If Russia was to achieve targeted indicators on agricultural exports, the country could face problems satisfying its own food needs, says a new report by experts at the Russian Presidential Academy of National Economy and Public Administration (RANEPA) and the Gaidar Institute for Economic Policy.
Russia’s agriculture exports should reach $45 billion as set by President Vladimir Putin in the decree to be implemented by 2024. The Agriculture Ministry expects it to reach $24.7 billion by the end of this year, according to TASS.
“The imbalance between low production growth rates and high growth rates of export and import substitution may lead to failure to achieve the goals set by the state program on import substitution and export. Whereas if those goals (on growth of agriculture export) are achieved, a problem may rise with satisfaction of domestic needs in agriculture products. Estimates suggest that domestic consumption may shrink by around 10% in this case,” the report said.

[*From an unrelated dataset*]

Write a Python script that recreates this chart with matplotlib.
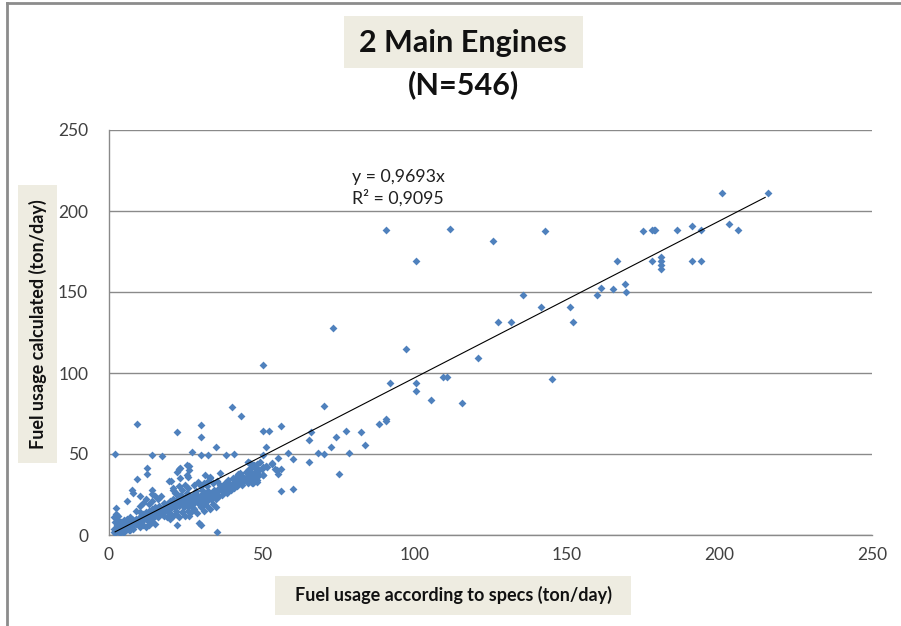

Import substitution and a sharp rise in exports have become the key targets of Russia’s agricultural policy over the past several years. That has been reflected in the state program on agriculture development and regulation of the markets of agriculture products, primary produce and food, which contains a number of measures aimed at replacing imported products with locally made ones.
“It stands to reason that achievement of targets on growth of exports and import substitution is only possible with respective high growth rates of the sector. Meanwhile the state program envisions rather modest growth rates of the sector’s gross output: 15.1% in eight years (from 2017 to 2025),” analysts noted. Whereas previously the state program envisioned a slightly higher planned growth of 16.3%, the report says.